The Curnow brothers pleaded guilty to the lesser charge of careless contact with an umpire and were both fined $1,000 by the tribunal.
Ed Curnow was charged after pushing umpire Nathan Williamson slightly in the chest during the third-quarter of the Blues’ 13-point win over Essendon at the MCG last Saturday, while brother Charlie made slight contact with umpire Matt Stevic’s chest later in the same term.
The eldest of the Curnow brothers was brought to the witness stand and said: “I had no intention to touch the umpire.”
While Curnow accepted that he touched the umpire, he didn’t agree with the assertion that he knew he had touched the umpire given that his direct opponent in Bombers young gun Zach Merrett was standing directly by Williamson.
AFL legal counsel Andrew Woods showed a replay of the incident to suggest that Ed was looking at Williamson when he made contact, but Ed said he had no recollection of touching Williamson and only found out that he had done so when notified by a club official.
Meanwhile, Charlie Curnow told the tribunal that he had not intended to touch Stevic, but had been focused on trying to break up a scuffle between team mate Jed Lamb and Bomber Mark Baguley.
Curnow said he had not realised he had touched Stevic on the arm until the next day when he saw a photo of the incident in a newspaper.
Stevic didn’t appear at the tribunal after Curnow’s advocate, Marcus Clarke QC, and Woods both accepted the umpire’s stance that he didn’t recall the contact occurring, hadn’t said anything to anyone at the time, hadn’t felt under threat and had no issue with what transpired.
Ed Curnow said after the hearing that he and his brother both respected umpires.
“Tonight, we both understand the tribunal’s decision and we respect it and the process involved. I’d just like to say we both highly respect the umpires and their positon in the game as officiators and their importance to the game at all levels,” said Curnow.

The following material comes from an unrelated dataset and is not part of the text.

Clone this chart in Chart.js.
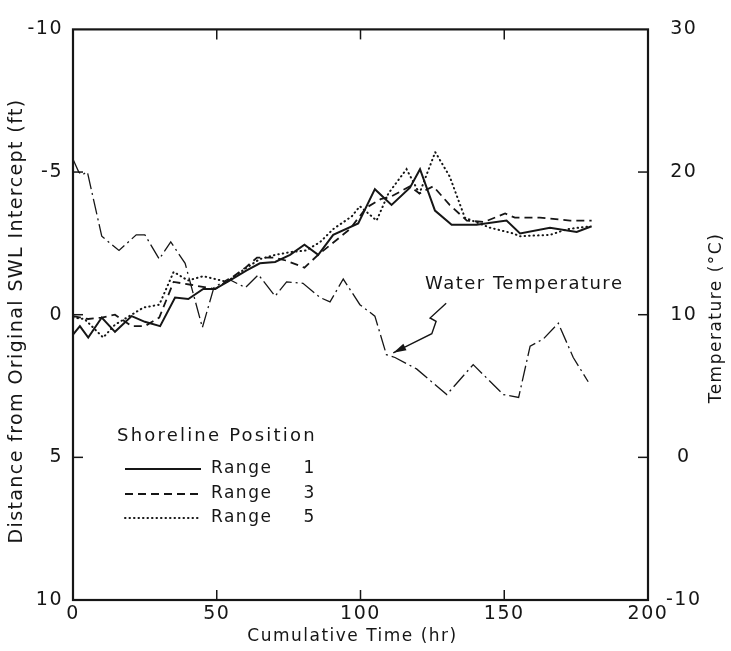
<!DOCTYPE html>
<html lang="en">
<head>
<meta charset="utf-8">
<title>Shoreline Position</title>
<script src="https://cdn.jsdelivr.net/npm/chart.js@4.4.1/dist/chart.umd.min.js"></script>
<style>
    html, body { margin: 0; padding: 0; background: #fff; }
    #contenedor { position: relative; width: 731px; height: 651px; }
</style>
</head>
<body>
<div id="contenedor"><canvas id="grafico" width="731" height="651"></canvas></div>
<script>
// Datos (horas acumuladas, distancia en ft, temperatura en °C)
const horasRango1 = [0, 2.4, 5.3, 10, 14.6, 20.4, 25, 30.3, 35.5, 40.1, 45.3, 49.4, 54.6, 60.4, 65, 70.3, 75.5, 80.5, 85.3, 90.5, 99.2, 105, 110.8, 117.2, 120.7, 125.9, 131.7, 140.4, 150.8, 155.5, 165.9, 175.2, 180.4];
const distRango1 = [0.7, 0.4, 0.8, 0.1, 0.6, 0.05, 0.25, 0.4, -0.6, -0.55, -0.9, -0.9, -1.2, -1.55, -1.8, -1.85, -2.1, -2.45, -2.1, -2.8, -3.2, -4.4, -3.85, -4.45, -5.1, -3.65, -3.15, -3.15, -3.3, -2.85, -3.05, -2.9, -3.1];

const horasRango3 = [0, 5.3, 10, 14.6, 20.4, 25, 30, 35, 41, 49.4, 54.6, 60, 64, 70, 74, 80.5, 85.3, 96.3, 102, 107, 110.8, 117.2, 120.5, 125.3, 131, 137, 143, 150.3, 153.7, 162.4, 172.9, 180.4];
const distRango3 = [0.05, 0.15, 0.1, 0, 0.4, 0.4, 0.1, -1.15, -1.05, -0.9, -1.25, -1.65, -2.0, -2.0, -1.9, -1.65, -2.1, -3.0, -3.75, -4.05, -4.15, -4.5, -4.25, -4.5, -3.85, -3.3, -3.25, -3.55, -3.4, -3.4, -3.3, -3.3];

const horasRango5 = [0, 4, 10.5, 14.6, 20.4, 24.5, 30, 35, 40, 45.3, 53.5, 60.4, 65, 70.5, 76, 81, 86, 90.5, 97, 99.8, 105.6, 109.7, 116, 120.5, 126, 131, 136.3, 145, 153, 155.5, 166, 172, 180];
const distRango5 = [0.1, 0.15, 0.8, 0.35, 0, -0.25, -0.35, -1.5, -1.2, -1.35, -1.15, -1.65, -1.95, -2.1, -2.2, -2.25, -2.55, -3.0, -3.45, -3.8, -3.3, -4.25, -5.1, -4.25, -5.7, -4.85, -3.4, -3.05, -2.85, -2.75, -2.8, -3.0, -3.1];

const horasTemp = [0, 2, 3, 5, 10, 16, 22, 25, 30, 34, 39, 45, 49, 54, 60, 64.5, 70.3, 74.3, 80, 86, 89.4, 94, 99.8, 105, 109, 112, 119.5, 130, 139.2, 149.7, 155, 159, 163.6, 168.8, 174, 179.2];
const tempAgua = [20.9, 20.0, 19.8, 20.0, 15.5, 14.5, 15.6, 15.6, 13.9, 15.1, 13.6, 9.1, 11.9, 12.5, 11.9, 12.8, 11.3, 12.3, 12.2, 11.2, 10.9, 12.5, 10.7, 9.9, 7.2, 7.0, 6.2, 4.4, 6.5, 4.4, 4.2, 7.8, 8.3, 9.4, 7.0, 5.3];

// Marcas de los ejes
const ticksX = [0, 50, 100, 150, 200];
const ticksIzq = [-10, -5, 0, 5, 10];
const ticksDer = [-10, 0, 10, 20, 30];

// Rotulos
const tituloX = 'Cumulative Time (hr)';
const tituloIzq = 'Distance from Original SWL Intercept (ft)';
const tituloDer = 'Temperature (°C)';
const tituloLeyenda = 'Shoreline Position';
const nombresRango = ['Range', 'Range', 'Range'];
const numerosRango = ['1', '3', '5'];
const textoTemp = 'Water Temperature';

// Flecha de "Water Temperature" en unidades de datos (horas, °C)
const flechaHoras = [129.8, 124.2, 126.3, 124.8, 116.1, 111.4];
const flechaTemp = [10.8, 9.77, 9.54, 8.67, 7.8, 7.33];

const TINTA = '#161616';
const FUENTE = "'DejaVu Sans', sans-serif";

function pares(xs, ys) {
    return xs.map((x, i) => ({ x: x, y: ys[i] }));
}

/**
 * Espaciado de letras para las etiquetas de los ejes
 */
const pluginEspaciado = {
    id: 'espaciado',
    beforeLayout(chart) { chart.ctx.letterSpacing = '1.5px'; },
    beforeDraw(chart) { chart.ctx.letterSpacing = '1.5px'; }
};

/**
 * Marco del area y marcas hacia dentro
 */
const pluginMarco = {
    id: 'marco',
    afterDatasetsDraw(chart) {
        const { ctx, chartArea: a, scales } = chart;
        ctx.save();
        ctx.strokeStyle = TINTA;
        ctx.lineWidth = 2.2;
        ctx.strokeRect(a.left, a.top, a.right - a.left, a.bottom - a.top);

        ctx.lineWidth = 1.5;
        const largo = 10;
        const linea = (x1, y1, x2, y2) => {
            ctx.beginPath();
            ctx.moveTo(x1, y1);
            ctx.lineTo(x2, y2);
            ctx.stroke();
        };
        ticksX.slice(1, -1).forEach(v => {
            const px = scales.x.getPixelForValue(v);
            linea(px, a.bottom, px, a.bottom - largo);
            linea(px, a.top, px, a.top + largo);
        });
        ticksIzq.slice(1, -1).forEach(v => {
            const py = scales.y.getPixelForValue(v);
            linea(a.left, py, a.left + largo, py);
        });
        ticksDer.slice(1, -1).forEach(v => {
            const py = scales.y2.getPixelForValue(v);
            linea(a.right, py, a.right - largo, py);
        });
        ctx.restore();
    }
};

/**
 * Texto con tamaño y espaciado propios
 */
function escribir(ctx, texto, x, y, tam, espacio, alinear, giro) {
    ctx.save();
    ctx.font = tam + 'px ' + FUENTE;
    ctx.letterSpacing = espacio + 'px';
    ctx.textAlign = alinear;
    ctx.textBaseline = 'middle';
    ctx.translate(x, y);
    if (giro) ctx.rotate(giro);
    ctx.fillText(texto, 0, 0);
    ctx.restore();
}

/**
 * Titulos, leyenda, rotulo de temperatura y flecha
 */
const pluginAnotaciones = {
    id: 'anotaciones',
    afterDraw(chart) {
        const { ctx, scales, chartArea: a } = chart;
        ctx.save();
        ctx.fillStyle = TINTA;
        ctx.strokeStyle = TINTA;

        // Titulos de ejes
        escribir(ctx, tituloX, (a.left + a.right) / 2 - 8, 637, 17, 1.5, 'center');
        escribir(ctx, tituloIzq, 17, 321, 19, 1.4, 'center', -Math.PI / 2);
        escribir(ctx, tituloDer, 717, 318, 17, 1.5, 'center', -Math.PI / 2);

        // Leyenda
        escribir(ctx, tituloLeyenda, 117, 436, 18, 2.2, 'left');
        const filas = [469, 494, 518];
        nombresRango.forEach((txt, i) => {
            const ds = chart.data.datasets[i];
            ctx.save();
            ctx.lineWidth = ds.borderWidth;
            ctx.setLineDash(ds.borderDash || []);
            ctx.lineCap = ds.borderCapStyle || 'butt';
            ctx.beginPath();
            ctx.moveTo(125, filas[i]);
            ctx.lineTo(201, filas[i]);
            ctx.stroke();
            ctx.restore();
            escribir(ctx, txt, 211, filas[i], 17, 1.5, 'left');
            escribir(ctx, numerosRango[i], 309, filas[i], 17, 0, 'center');
        });

        // Rotulo de temperatura del agua
        escribir(ctx, textoTemp, 425, 284, 18, 1.5, 'left');

        // Flecha
        const pts = flechaHoras.map((h, i) => [scales.x.getPixelForValue(h), scales.y2.getPixelForValue(flechaTemp[i])]);
        ctx.lineWidth = 1.4;
        ctx.beginPath();
        ctx.moveTo(pts[0][0], pts[0][1]);
        for (let i = 1; i < pts.length; i++) {
            ctx.lineTo(pts[i][0], pts[i][1]);
        }
        ctx.stroke();
        const punta = pts[pts.length - 1];
        const prev = pts[pts.length - 2];
        const ang = Math.atan2(punta[1] - prev[1], punta[0] - prev[0]);
        ctx.beginPath();
        ctx.moveTo(punta[0], punta[1]);
        ctx.lineTo(punta[0] - 13 * Math.cos(ang) + 3.5 * Math.sin(ang), punta[1] - 13 * Math.sin(ang) - 3.5 * Math.cos(ang));
        ctx.lineTo(punta[0] - 13 * Math.cos(ang) - 3.5 * Math.sin(ang), punta[1] - 13 * Math.sin(ang) + 3.5 * Math.cos(ang));
        ctx.closePath();
        ctx.fill();
        ctx.restore();
    }
};

Chart.defaults.font.family = FUENTE;
Chart.defaults.color = TINTA;

function crearGrafico() {
    const ctx = document.getElementById('grafico').getContext('2d');

    return new Chart(ctx, {
        type: 'line',
        data: {
            datasets: [
                {
                    label: 'Range 1',
                    data: pares(horasRango1, distRango1),
                    borderColor: TINTA,
                    borderWidth: 2,
                    yAxisID: 'y'
                },
                {
                    label: 'Range 3',
                    data: pares(horasRango3, distRango3),
                    borderColor: TINTA,
                    borderWidth: 1.8,
                    borderDash: [8, 5],
                    yAxisID: 'y'
                },
                {
                    label: 'Range 5',
                    data: pares(horasRango5, distRango5),
                    borderColor: TINTA,
                    borderWidth: 2,
                    borderDash: [0.5, 4],
                    borderCapStyle: 'round',
                    yAxisID: 'y'
                },
                {
                    label: 'Water Temperature',
                    data: pares(horasTemp, tempAgua),
                    borderColor: TINTA,
                    borderWidth: 1.3,
                    borderDash: [16, 4, 2, 4],
                    yAxisID: 'y2'
                }
            ]
        },
        options: {
            responsive: false,
            animation: false,
            devicePixelRatio: 1,
            layout: { padding: { top: 21, left: 0, right: 0, bottom: 0 } },
            elements: {
                point: { radius: 0 },
                line: { tension: 0, fill: false }
            },
            plugins: {
                legend: { display: false },
                tooltip: { enabled: false }
            },
            scales: {
                x: {
                    type: 'linear',
                    min: 0,
                    max: 200,
                    ticks: {
                        stepSize: 50,
                        padding: 3,
                        font: { size: 19 },
                        color: TINTA
                    },
                    grid: { display: false, drawTicks: false },
                    border: { display: false },
                    afterFit: function(scale) { scale.height = 51; }
                },
                y: {
                    type: 'linear',
                    position: 'left',
                    reverse: true,
                    min: -10,
                    max: 10,
                    ticks: {
                        stepSize: 5,
                        padding: 10,
                        font: { size: 19 },
                        color: TINTA
                    },
                    grid: { display: false, drawTicks: false },
                    border: { display: false },
                    afterFit: function(scale) { scale.width = 73; }
                },
                y2: {
                    type: 'linear',
                    position: 'right',
                    min: -10,
                    max: 30,
                    ticks: {
                        stepSize: 10,
                        padding: 18,
                        crossAlign: 'center',
                        font: { size: 19 },
                        color: TINTA
                    },
                    grid: { display: false, drawTicks: false },
                    border: { display: false },
                    afterFit: function(scale) { scale.width = 83; }
                }
            }
        },
        plugins: [pluginEspaciado, pluginMarco, pluginAnotaciones]
    });
}

crearGrafico();
</script>
</body>
</html>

The decisions cap off a remarkable couple of rounds in which four players have been charged with making intentional contact with an umpire. Geelong spearhead Tom Hawkins missed last Sunday’s win over Geelong at the MCG after copping a one-week suspension for making contact with umpire Dean Margetts during the second quarter of the Cats’ 61-point win over Greater Western Sydney in round seven, but Gold Coast co-captain Steven May is free to play in Saturday’s clash against Port Adelaide at Jiangwan Stadium in China after successfully contesting his charge at the tribunal on Monday night, the Suns key defender escaping with a $1,000 fine.